そのような患者さんにおいては、おのずと心臓にダメージを抱えている状態であり、おのずと心機能は低下いる傾向にあります。

しかし、運動療法の実施により、心臓の血管の側副路の発達を介して心筋機能の向上に貢献するということも報告されています。

心臓も筋肉なので、そこに栄養や酸素をしっかり送ることができれば、しっかり収縮することができるようになります。

心筋の肥大抑制

運動によって心筋の肥大が抑制され、心筋の収縮効率が向上します。

CKD患者さんは、心筋肥大をきたしやすいことが知られています。

これは、高血圧や糖尿病などの合併症の影響によるものです。

心筋肥大は、心室のポンプ機能を低下させ、左心室収縮能を低下させる原因となります。

運動療法は心筋肥大の原因となる、高血圧や糖尿病を予防・改善する効果があることが報告されています。

すなわち、運動療法は心筋肥大をその原因から抑制し、心室のポンプ機能の改善に貢献するのです。

ホルモン分泌

運動によって、心筋の成長を促進するホルモン(例:成長ホルモン、IGF-1)の分泌が促進されます。
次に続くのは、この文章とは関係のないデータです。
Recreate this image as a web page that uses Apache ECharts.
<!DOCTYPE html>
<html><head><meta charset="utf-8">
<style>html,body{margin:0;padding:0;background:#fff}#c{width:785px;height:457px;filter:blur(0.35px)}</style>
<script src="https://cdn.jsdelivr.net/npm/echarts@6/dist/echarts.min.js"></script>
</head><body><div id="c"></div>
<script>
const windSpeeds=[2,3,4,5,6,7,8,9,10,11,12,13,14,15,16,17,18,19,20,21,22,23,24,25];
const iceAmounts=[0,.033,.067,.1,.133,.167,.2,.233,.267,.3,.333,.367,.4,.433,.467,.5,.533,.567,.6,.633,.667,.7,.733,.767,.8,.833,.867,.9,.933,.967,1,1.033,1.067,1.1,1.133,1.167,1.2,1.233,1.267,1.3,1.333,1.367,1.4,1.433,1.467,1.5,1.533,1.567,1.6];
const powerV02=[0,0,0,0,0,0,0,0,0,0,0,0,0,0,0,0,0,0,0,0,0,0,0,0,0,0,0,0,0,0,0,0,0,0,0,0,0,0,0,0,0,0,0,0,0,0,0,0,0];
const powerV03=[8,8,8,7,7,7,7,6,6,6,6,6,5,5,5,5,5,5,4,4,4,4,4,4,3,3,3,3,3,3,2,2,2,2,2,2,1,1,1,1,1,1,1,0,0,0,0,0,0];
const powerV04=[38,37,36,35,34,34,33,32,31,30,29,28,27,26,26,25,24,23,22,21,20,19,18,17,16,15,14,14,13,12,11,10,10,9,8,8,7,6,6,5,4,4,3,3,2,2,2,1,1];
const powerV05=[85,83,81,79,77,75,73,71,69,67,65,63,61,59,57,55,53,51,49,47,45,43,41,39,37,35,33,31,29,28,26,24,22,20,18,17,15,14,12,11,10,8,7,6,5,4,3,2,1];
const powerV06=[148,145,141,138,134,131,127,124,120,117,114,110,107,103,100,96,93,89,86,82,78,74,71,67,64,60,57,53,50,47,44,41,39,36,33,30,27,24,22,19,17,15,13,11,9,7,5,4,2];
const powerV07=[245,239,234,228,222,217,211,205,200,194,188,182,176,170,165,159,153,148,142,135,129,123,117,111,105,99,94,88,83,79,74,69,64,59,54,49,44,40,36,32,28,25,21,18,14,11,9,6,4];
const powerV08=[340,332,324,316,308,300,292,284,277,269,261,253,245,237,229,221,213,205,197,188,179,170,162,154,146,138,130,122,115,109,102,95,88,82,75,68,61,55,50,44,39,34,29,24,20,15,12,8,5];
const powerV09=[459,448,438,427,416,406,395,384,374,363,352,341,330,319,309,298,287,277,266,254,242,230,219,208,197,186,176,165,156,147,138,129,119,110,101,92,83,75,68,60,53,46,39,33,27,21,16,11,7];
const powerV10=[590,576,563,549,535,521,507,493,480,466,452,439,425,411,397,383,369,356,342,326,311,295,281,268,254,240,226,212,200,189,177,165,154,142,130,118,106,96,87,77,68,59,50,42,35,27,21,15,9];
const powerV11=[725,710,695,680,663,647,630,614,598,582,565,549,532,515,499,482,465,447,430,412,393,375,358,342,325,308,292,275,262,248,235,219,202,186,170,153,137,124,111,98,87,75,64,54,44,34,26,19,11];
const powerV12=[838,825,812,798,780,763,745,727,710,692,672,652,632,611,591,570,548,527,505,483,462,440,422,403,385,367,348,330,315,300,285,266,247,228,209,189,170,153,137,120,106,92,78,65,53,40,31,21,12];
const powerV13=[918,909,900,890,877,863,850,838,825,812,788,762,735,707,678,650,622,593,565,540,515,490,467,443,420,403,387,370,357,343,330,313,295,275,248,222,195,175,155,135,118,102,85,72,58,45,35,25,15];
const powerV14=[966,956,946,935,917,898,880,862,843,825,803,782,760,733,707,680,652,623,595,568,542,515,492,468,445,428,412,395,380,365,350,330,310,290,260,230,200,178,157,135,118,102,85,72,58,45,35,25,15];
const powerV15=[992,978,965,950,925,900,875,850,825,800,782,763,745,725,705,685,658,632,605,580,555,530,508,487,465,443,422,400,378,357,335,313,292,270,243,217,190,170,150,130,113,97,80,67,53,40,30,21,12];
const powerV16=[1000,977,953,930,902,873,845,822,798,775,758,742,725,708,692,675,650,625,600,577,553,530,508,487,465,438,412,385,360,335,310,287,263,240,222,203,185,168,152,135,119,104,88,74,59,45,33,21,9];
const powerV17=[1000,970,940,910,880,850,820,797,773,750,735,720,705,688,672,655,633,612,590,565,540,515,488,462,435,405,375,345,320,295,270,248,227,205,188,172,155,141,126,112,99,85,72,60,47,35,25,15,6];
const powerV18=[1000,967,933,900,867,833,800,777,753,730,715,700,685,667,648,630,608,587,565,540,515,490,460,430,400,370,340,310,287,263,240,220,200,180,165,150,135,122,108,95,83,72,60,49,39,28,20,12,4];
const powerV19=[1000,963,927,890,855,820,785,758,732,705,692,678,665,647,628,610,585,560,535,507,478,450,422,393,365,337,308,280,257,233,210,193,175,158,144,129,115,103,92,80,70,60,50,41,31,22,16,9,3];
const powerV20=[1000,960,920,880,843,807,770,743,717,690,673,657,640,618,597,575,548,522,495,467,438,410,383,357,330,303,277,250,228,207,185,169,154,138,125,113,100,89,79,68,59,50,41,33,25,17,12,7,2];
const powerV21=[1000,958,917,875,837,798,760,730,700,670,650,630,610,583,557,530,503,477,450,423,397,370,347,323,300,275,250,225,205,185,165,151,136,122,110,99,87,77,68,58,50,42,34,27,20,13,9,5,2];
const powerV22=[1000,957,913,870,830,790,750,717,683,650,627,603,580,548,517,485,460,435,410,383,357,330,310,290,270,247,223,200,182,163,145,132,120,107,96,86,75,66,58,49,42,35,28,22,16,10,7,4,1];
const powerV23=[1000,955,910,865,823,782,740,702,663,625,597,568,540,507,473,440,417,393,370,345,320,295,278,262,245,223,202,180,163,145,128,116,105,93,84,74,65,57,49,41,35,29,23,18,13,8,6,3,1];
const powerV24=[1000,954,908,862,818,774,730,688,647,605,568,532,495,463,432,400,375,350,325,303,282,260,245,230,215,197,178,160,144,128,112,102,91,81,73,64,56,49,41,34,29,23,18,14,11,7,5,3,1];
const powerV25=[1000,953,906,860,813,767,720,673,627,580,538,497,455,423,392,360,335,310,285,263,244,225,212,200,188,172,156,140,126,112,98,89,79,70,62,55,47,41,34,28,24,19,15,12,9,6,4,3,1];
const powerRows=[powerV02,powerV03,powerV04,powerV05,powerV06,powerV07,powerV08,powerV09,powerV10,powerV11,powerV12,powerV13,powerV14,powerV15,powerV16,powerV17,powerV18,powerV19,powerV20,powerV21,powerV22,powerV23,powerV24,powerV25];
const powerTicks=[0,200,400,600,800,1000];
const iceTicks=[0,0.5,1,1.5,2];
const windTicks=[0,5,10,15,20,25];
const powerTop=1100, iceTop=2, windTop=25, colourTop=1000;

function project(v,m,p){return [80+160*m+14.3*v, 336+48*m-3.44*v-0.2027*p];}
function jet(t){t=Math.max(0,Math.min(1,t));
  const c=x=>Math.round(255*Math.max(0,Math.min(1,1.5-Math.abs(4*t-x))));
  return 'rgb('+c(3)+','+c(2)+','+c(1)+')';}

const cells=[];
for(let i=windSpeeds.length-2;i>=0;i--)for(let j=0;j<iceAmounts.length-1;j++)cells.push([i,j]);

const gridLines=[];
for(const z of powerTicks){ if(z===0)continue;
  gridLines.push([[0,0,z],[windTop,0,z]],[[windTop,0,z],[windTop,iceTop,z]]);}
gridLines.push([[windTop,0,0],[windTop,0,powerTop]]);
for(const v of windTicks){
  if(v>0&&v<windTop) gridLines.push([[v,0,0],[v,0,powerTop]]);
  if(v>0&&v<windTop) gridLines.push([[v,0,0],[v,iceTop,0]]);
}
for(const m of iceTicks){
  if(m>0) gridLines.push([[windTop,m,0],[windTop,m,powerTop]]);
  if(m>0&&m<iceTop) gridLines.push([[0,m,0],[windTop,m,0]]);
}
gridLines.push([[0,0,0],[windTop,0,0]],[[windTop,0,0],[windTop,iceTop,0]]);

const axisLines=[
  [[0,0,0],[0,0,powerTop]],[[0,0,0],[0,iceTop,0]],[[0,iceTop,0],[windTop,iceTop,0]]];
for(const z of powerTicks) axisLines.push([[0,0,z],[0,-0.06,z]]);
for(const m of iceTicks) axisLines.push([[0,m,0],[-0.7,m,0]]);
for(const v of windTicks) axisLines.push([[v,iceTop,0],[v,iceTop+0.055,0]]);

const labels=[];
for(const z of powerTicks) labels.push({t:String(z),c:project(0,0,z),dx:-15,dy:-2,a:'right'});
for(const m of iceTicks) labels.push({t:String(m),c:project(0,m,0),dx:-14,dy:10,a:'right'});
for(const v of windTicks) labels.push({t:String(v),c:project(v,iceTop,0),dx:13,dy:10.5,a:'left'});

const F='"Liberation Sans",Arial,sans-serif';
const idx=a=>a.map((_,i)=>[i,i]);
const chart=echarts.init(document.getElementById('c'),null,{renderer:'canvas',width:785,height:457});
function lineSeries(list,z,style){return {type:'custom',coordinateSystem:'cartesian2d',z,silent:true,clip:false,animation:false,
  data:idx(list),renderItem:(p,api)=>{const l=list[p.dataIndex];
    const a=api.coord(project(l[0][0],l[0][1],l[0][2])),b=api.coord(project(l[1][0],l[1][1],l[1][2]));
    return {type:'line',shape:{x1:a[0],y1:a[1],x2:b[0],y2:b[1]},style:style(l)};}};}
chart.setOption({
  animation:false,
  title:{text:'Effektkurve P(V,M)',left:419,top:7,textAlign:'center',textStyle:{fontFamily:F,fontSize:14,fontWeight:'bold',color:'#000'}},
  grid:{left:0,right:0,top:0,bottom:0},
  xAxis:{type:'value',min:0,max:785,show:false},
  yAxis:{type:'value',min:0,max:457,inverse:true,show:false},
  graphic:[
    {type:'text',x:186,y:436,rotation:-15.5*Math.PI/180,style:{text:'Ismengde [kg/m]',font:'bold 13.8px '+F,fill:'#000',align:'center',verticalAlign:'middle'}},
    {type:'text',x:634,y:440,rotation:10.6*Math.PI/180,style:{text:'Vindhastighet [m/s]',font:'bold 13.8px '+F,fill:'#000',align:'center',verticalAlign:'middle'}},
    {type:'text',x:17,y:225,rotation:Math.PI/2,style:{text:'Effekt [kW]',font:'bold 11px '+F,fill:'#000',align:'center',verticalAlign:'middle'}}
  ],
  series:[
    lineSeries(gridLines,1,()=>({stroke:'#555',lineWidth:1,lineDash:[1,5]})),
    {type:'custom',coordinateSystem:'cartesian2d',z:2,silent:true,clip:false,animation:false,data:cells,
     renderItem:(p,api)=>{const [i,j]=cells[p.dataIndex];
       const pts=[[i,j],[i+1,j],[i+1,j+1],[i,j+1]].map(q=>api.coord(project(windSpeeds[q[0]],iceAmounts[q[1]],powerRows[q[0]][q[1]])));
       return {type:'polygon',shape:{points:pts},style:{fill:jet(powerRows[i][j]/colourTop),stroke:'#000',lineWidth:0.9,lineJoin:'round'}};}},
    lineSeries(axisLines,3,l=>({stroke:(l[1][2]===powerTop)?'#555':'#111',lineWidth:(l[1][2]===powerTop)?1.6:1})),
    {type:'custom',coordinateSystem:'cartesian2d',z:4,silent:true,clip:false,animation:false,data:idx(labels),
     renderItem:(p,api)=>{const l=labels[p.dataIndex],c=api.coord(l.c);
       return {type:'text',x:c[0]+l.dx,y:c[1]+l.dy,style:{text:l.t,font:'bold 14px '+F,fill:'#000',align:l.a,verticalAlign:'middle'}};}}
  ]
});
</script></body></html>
これらのホルモンは、心筋細胞の増殖や肥大を促進し、心筋の機能向上に寄与します。

CKD患者さんは、これらのホルモンの分泌が低下していることが示唆されています。

腎臓リハビリテーションによる運動療法は、これらのホルモン分泌を促進し、心筋機能の改善に貢献する可能性があります。

まとめ

今回は、腎臓リハビリテーションにおける運動療法の効果について〜vol.2~ということで、【左心室収縮能の亢進(安静時・運動時)】についてお話してきました。

【心腎連関】という言葉があるように、CKD・透析患者さんと心機能については切っても切れない関係にあります。

LVEFの低下は患者さんのADL・QOLの低下に直結します。

運動療法というと、骨格筋機能にばかり着目されがちですが、こういった内部的な要素にもしっかり目を向けていく必要があります。

今回のお話で、皆さんの腎臓リハビリテーションにおける運動療法の効果についての理解が深まり、少しでも日々の診療の質の工場に寄与できたなら幸いです。

最後までご覧いただき、ありがとうございました。